The minister conceded that a national shortage of diagnostic material meant that confinement instructions could be issued without testing, but on the basis of clinical suspicion.

"We will use clinical judgement to say this one if positive... because the rate of infection is high enough to know where the suspicion is high," he said.

If necessary, wards or other smaller areas within districts would be returned to higher or total levels of lockdown to contain the spread of the virus, he added.

South Africa will as a whole move from level 4 to level 3 lockdown restrictions on June 1, but Cape Town and five other metropolitan areas have been designated as coronavirus hotspots with a view to implement targeted interventions.

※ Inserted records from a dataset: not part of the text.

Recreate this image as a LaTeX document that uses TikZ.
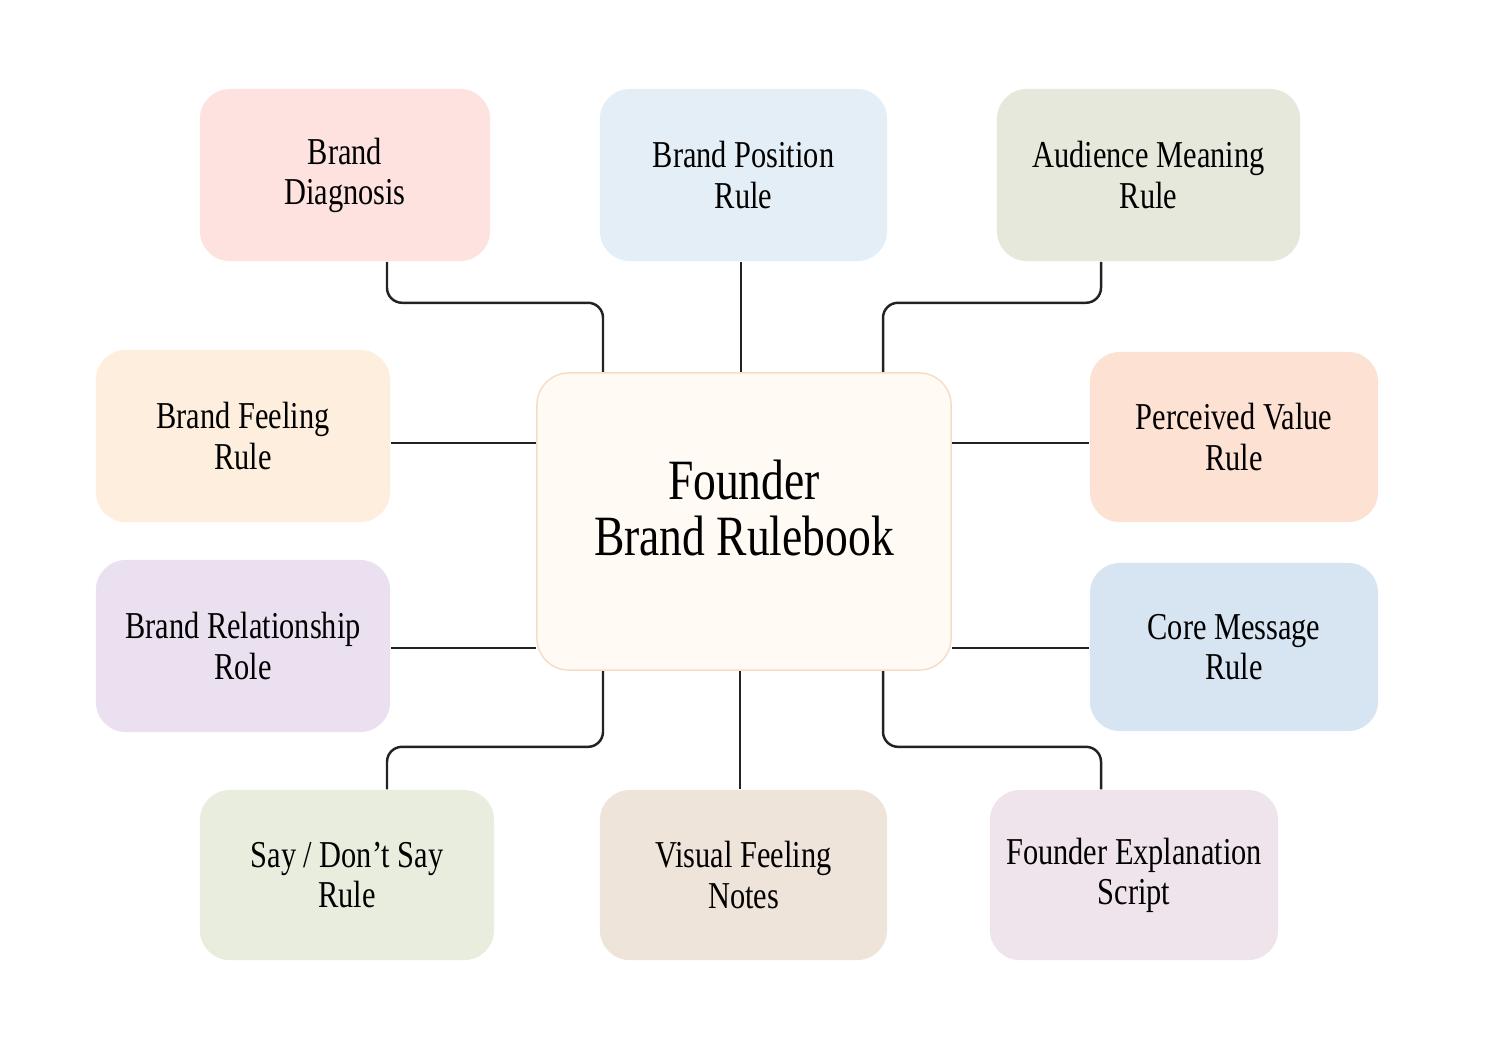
\documentclass[tikz,border=0pt]{standalone}
\usepackage{fontspec}
\setmainfont{Liberation Serif}[FakeStretch=0.8]
\usetikzlibrary{positioning,calc,backgrounds}

\definecolor{diagfill}{HTML}{FDE2DF}
\definecolor{posfill}{HTML}{E4EEF6}
\definecolor{audfill}{HTML}{E5E8DA}
\definecolor{feelfill}{HTML}{FDEEDD}
\definecolor{valuefill}{HTML}{FDE1D3}
\definecolor{relfill}{HTML}{EBE0EF}
\definecolor{corefill}{HTML}{D6E5F1}
\definecolor{sayfill}{HTML}{E8EDDD}
\definecolor{visfill}{HTML}{EFE4DA}
\definecolor{explfill}{HTML}{F0E4EC}
\definecolor{hubfill}{HTML}{FFFAF4}
\definecolor{hubline}{HTML}{F5DCC6}
\definecolor{linkcol}{HTML}{222222}

\tikzset{
    rulebox/.style={rounded corners=0.3cm, align=center, minimum width=2.9cm,
        minimum height=1.72cm, font=\fontsize{10.8}{11.4}\selectfont},
    link/.style={draw=linkcol, line width=0.7pt, rounded corners=0.15cm}
}

\begin{document}
\begin{tikzpicture}[x=0.01cm, y=-0.01cm]
        % Page
        \useasboundingbox (0,0) rectangle (1498,1050);

        % Centre box
        \node[draw=hubline, fill=hubfill, rounded corners=0.32cm, align=center,
              minimum width=4.14cm, minimum height=2.97cm,
              font=\fontsize{16.2}{16}\selectfont] (hub) at (744,521.5)
              {Founder\\Brand Rulebook\\[-8pt]};

        % Top row
        \node[rulebox, fill=diagfill] (diag) at (345,175) {Brand\\Diagnosis};
        \node[rulebox, fill=posfill, minimum width=2.87cm] (pos) at (743.5,175) {Brand Position\\Rule};
        \node[rulebox, fill=audfill, minimum width=3.03cm] (aud) at (1148.5,175) {Audience Meaning\\Rule};

        % Sides
        \node[rulebox, fill=feelfill, minimum width=2.94cm] (feel) at (243,436) {Brand Feeling\\Rule};
        \node[rulebox, fill=valuefill, minimum width=2.88cm, minimum height=1.7cm] (value) at (1234,437) {Perceived Value\\Rule};
        \node[rulebox, fill=relfill, minimum width=2.94cm] (rel) at (243,646) {Brand Relationship\\Role};
        \node[rulebox, fill=corefill, minimum width=2.88cm, minimum height=1.68cm] (core) at (1234,647) {Core Message\\Rule};

        % Bottom row
        \node[rulebox, fill=sayfill, minimum width=2.94cm, minimum height=1.7cm] (say) at (347,875) {Say / Don’t Say\\Rule};
        \node[rulebox, fill=visfill, minimum width=2.87cm, minimum height=1.7cm] (vis) at (743.5,875) {Visual Feeling\\Notes};
        \node[rulebox, fill=explfill, minimum width=2.88cm, minimum height=1.7cm] (expl) at (1134,875) {Founder Explanation\\Script};

        % Connectors (behind the boxes)
        \begin{scope}[on background layer]
            \fill[white] (0,0) rectangle (1498,1050);
            \draw[link] ($(diag.south)+(42,0)$) -- ++(0,41) -| ($(hub.north)+(-141,0)$);
            \draw[link] ($(pos.south)+(-2.5,0)$) -- ($(hub.north)+(-3,0)$);
            \draw[link] ($(aud.south)+(-47.5,0)$) -- ++(0,41) -| ($(hub.north)+(139,0)$);
            \draw[link] ($(feel.east)+(0,7)$) -- ($(hub.west)+(0,-78.5)$);
            \draw[link] ($(value.west)+(0,6)$) -- ($(hub.east)+(0,-78.5)$);
            \draw[link] ($(rel.east)+(0,2)$) -- ($(hub.west)+(0,126.5)$);
            \draw[link] ($(core.west)+(0,1)$) -- ($(hub.east)+(0,126.5)$);
            \draw[link] ($(hub.south)+(-141,0)$) -- ++(0,76) -| ($(say.north)+(40,0)$);
            \draw[link] ($(hub.south)+(-4,0)$) -- ($(vis.north)+(-3.5,0)$);
            \draw[link] ($(hub.south)+(139,0)$) -- ++(0,76) -| ($(expl.north)+(-33,0)$);
        \end{scope}
    \end{tikzpicture}
\end{document}
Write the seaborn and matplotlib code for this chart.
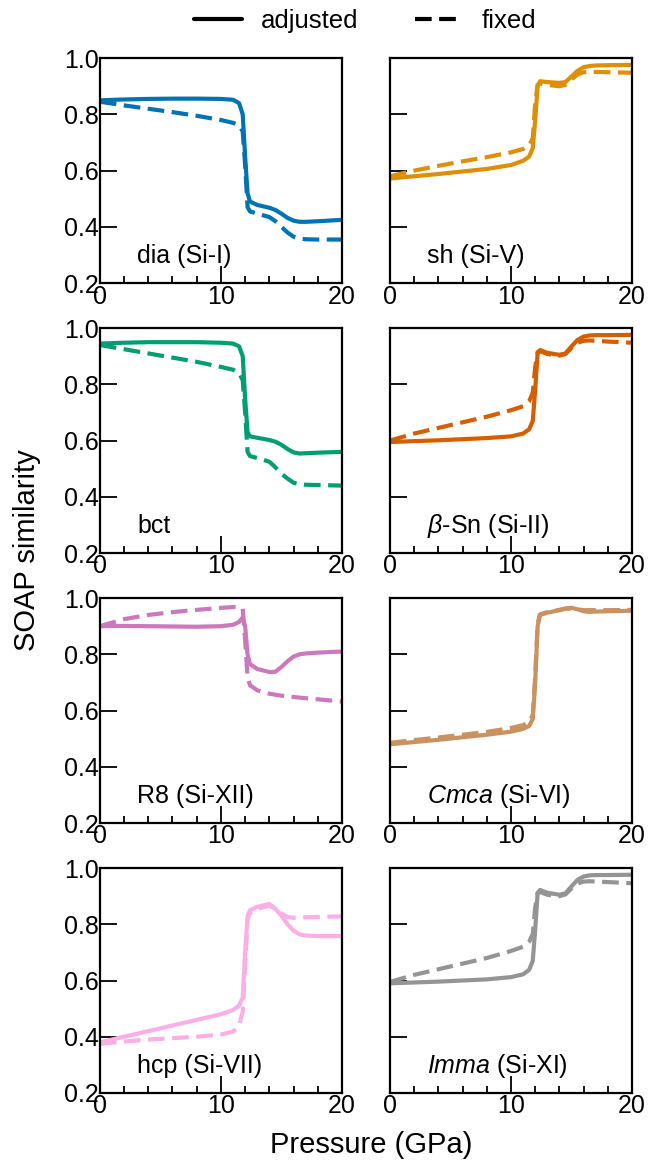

Mkhize brushed aside suggestions that these measures, or the spectre of tightening restrictions, were a "punitive" step on the part of the national government in a region run by the official opposition, the Democratic Alliance.

He said the plans being implemented in Cape Town would be replicated in all other areas with significant infection levels.

The Western Cape as of Tuesday had 15 756 cases of Covid-19. The national figure stood at 23 615 on Monday.

The province said it has so far carried out 128 558 tests for the virus. According to the figures supplied by the national department of health on Monday, the total number of tests done countrywide so far were 596 777.